There are two things that everyone knows about Larry Brown: he wins everywhere he goes and he doesn’t stay very long in any place. While most people associate Brown with his tenure as an NBA head coach with various organizations, including the Philadelphia 76ers and Detroit Pistons, he does have a college reputation that includes winning and cheating.

Brown’s first coaching job came in 1979 when he was the head man at UCLA for a team that went to the Final Four. That appearance ended up being vacated due to a bunch of financial-based rules infractions, perhaps a sign of the future for Brown.

After leaving UCLA, Brown ended up at the University of Kansas, where he easily built a winner.
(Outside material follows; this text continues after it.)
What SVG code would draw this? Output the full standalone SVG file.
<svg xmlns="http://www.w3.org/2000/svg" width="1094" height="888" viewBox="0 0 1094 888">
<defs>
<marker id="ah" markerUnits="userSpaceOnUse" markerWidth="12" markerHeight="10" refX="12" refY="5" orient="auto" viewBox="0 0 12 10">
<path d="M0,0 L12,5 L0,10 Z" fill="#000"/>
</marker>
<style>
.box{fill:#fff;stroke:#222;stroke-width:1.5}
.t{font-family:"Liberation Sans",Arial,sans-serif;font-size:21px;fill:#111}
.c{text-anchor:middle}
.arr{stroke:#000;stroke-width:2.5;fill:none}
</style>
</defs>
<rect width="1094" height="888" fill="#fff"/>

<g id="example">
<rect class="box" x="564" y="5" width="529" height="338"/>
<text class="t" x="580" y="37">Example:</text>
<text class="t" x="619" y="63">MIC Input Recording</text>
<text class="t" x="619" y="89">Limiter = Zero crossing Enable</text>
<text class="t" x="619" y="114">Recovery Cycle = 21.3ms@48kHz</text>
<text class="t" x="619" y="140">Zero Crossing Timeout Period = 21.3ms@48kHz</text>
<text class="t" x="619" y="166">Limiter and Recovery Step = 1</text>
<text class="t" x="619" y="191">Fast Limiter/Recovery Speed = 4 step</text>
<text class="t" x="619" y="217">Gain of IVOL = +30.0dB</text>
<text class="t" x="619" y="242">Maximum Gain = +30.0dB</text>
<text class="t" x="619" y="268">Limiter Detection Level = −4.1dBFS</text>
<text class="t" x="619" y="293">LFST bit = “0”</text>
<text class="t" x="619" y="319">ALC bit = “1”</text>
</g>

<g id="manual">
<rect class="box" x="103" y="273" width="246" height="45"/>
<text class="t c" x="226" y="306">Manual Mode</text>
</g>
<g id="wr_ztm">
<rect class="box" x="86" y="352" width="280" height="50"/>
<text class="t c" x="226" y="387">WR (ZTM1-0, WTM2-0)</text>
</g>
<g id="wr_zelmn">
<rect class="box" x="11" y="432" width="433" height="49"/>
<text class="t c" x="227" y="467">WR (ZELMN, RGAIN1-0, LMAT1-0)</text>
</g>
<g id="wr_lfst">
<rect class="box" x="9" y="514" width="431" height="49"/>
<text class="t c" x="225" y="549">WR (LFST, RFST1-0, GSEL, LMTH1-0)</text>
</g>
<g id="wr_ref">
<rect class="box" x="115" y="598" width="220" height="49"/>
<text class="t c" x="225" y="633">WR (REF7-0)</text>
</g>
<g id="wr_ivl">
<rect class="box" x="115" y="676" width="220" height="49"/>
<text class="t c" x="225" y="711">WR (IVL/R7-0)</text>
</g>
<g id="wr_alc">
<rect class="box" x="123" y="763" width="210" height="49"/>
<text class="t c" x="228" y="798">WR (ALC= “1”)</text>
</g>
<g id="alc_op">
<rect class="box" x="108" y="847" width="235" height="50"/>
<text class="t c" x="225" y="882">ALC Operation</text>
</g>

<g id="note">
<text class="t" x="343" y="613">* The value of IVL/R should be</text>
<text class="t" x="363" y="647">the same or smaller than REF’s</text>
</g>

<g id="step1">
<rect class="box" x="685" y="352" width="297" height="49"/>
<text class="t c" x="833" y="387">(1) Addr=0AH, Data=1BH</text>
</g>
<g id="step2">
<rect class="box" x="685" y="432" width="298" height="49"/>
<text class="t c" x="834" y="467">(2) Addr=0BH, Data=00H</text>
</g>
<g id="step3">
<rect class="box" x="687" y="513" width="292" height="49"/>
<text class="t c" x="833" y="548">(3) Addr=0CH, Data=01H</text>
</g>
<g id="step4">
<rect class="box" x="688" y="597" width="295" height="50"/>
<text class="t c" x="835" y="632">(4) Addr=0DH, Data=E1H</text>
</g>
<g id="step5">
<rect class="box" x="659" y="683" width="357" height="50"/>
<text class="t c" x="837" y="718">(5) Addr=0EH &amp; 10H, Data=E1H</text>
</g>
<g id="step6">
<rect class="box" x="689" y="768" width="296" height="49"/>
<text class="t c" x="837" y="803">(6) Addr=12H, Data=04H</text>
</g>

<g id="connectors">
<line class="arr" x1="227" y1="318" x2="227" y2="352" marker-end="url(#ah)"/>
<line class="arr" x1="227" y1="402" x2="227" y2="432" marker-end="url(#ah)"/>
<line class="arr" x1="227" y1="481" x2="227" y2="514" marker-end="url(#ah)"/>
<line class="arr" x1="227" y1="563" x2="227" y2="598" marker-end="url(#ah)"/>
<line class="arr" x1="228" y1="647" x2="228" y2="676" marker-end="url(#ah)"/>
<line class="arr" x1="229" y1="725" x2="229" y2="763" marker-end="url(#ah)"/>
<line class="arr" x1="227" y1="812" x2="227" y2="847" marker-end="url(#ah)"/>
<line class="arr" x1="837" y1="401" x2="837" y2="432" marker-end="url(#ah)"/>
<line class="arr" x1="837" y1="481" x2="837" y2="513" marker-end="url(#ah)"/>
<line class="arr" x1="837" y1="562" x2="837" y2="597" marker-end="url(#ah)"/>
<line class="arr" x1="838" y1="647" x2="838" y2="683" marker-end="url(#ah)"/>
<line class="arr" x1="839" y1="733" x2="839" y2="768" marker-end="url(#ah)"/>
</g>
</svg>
Brown ended up winning a national championship with the Jayhawks in 1988, departing for the NBA and the San Antonio Spurs after the victory.

It turned out that Brown left a series of rules violations in his wake, including recruiting infractions such as providing money for a potential transfer to visit his sick grandmother. Kansas got slapped with a postseason ban for the violations while Brown happily coached in the NBA.

After his NBA run ended, Brown returned to the college ranks at SMU in 2012. Brown quickly turned a mediocre squad into a team that went 94-39 in his four years at the helm, but he got himself suspended for failing to report rules violations when an administrative assistant committed academic fraud on behalf of a player.

That would prove to be the end of Brown’s SMU tenure as he resigned after the violations came out. SMU got hit with a one-year postseason ban, and Brown hasn’t coached in college since.